How has the character of Max evolved for “Mad Max: Fury Road”?
Gibson was angry. Hardy is mad.
Mad Max: Fury Road (2015) may be the maddest Mad Max yet, with an updated Max (Tom Hardy) who is not the revenge-fueled cop of prior films, but a broken-down shell of his former self, haggard and alone after the events of his earlier life that have pushed his emotional torment. The film has been called a sequel and a reboot, but director George Miller referred to it as more of a “revisiting,” using an old character in an updated environment with a vastly different emotional state.
Tom Hardy’s and Mel Gibson’s Max Rockatansky share the same name, but they are not the same man. Brian Tallerico writes, “Miller’s new version of Max isn’t a warrior. Rather, he’s a man driven by the memories of past sins to do little more than survive.”
Fury Road is one of those rare follow-up films that outperforms its source material, made even rarer as it is the fourth in line. The occasional flashback to Max’s past comes and goes, but these controlled glimmers do little more than let the viewer know this guy has lost everything. The details of Max’s history are treated with indifference, allowing the Max of Fury Road to operate on his own and with no need to understand his past.
Given the length of time it has been since the previous Max films (Mad Max Beyond Thunderdome, the third film in the franchise, came out in 1985), evolving Max’s character is a smart movie for modern audiences.
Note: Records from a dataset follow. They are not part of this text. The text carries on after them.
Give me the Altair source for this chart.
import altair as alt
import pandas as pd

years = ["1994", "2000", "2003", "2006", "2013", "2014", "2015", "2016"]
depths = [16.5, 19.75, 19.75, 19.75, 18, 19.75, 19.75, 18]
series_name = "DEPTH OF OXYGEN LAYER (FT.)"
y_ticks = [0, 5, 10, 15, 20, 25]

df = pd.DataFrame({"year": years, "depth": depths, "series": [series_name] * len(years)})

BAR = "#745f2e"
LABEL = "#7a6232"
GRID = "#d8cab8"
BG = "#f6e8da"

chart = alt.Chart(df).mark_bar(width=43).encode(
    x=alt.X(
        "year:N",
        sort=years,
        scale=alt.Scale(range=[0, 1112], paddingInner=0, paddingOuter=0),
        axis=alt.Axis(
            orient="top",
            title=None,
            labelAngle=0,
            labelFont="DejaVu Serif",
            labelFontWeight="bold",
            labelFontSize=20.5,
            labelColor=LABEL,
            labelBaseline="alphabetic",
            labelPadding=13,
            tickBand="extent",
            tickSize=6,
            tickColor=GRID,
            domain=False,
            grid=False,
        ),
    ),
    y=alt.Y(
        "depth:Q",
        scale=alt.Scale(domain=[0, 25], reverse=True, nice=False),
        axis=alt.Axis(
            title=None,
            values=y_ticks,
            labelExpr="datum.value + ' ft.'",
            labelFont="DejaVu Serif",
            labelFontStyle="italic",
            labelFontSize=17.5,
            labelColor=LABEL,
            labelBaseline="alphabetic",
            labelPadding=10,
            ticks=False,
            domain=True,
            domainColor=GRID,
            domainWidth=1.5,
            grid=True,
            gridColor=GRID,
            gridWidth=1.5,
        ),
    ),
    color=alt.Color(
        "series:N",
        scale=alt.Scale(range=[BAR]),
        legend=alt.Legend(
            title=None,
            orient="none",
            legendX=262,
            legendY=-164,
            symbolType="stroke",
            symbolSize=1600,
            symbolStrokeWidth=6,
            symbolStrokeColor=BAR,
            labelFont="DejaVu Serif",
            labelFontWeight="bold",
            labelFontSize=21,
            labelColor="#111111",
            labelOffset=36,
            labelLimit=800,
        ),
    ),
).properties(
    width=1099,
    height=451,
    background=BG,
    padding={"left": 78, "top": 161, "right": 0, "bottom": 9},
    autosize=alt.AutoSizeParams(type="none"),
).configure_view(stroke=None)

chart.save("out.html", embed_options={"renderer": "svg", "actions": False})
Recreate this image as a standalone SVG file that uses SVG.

Miller and Hardy created a character that would feel familiar to fans of Gibson’s Max, but allow those entering the franchise anew to accept Hardy’s Max without feeling uninformed.
Tom Hardy (as well as co-star Charlize Theron) perform through nuanced looks and scowls more than dialogue. The New Yorker jokes, “You could tattoo the entirety of Max’s dialogue onto his biceps,” but the jest is pretty spot-on. Just as with audiences unfamiliar with Max prior to Fury Road, Furiosa’s origin story goes untold during the film. It isn’t necessary to know how she rose to prominence within Immortan Joe’s (Hugh Keays-Byrne) hierarchy, what matters is what we see in the film. This sense of immediacy and urgency drives the characters and their arcs throughout the picture, told mostly through visual imagery instead of dialogue.
“He’s living in a world where language is not recreational,” the director says. “You don’t say anything unless you have to.”
When Max speaks in Fury Road, he does so with action. There are entire scenes almost completely free of dialogue, but which play like conversations. When Max first happens upon Furiosa and the wives, he commands them around and works to free himself from his chains through the pointing of guns, the elocution of grunts, and the conversational power of intense glaring. That is the type of Max we see in Fury Road—one so overwhelmed by years in the wasteland, he, like many of the film’s characters, has become animalistic and primitive. He’s been through the ringer and he’s done with it. He is the survivor, and everyone else he has known is dead. That does things to a person, and the result is what Tom Hardy brings to the film.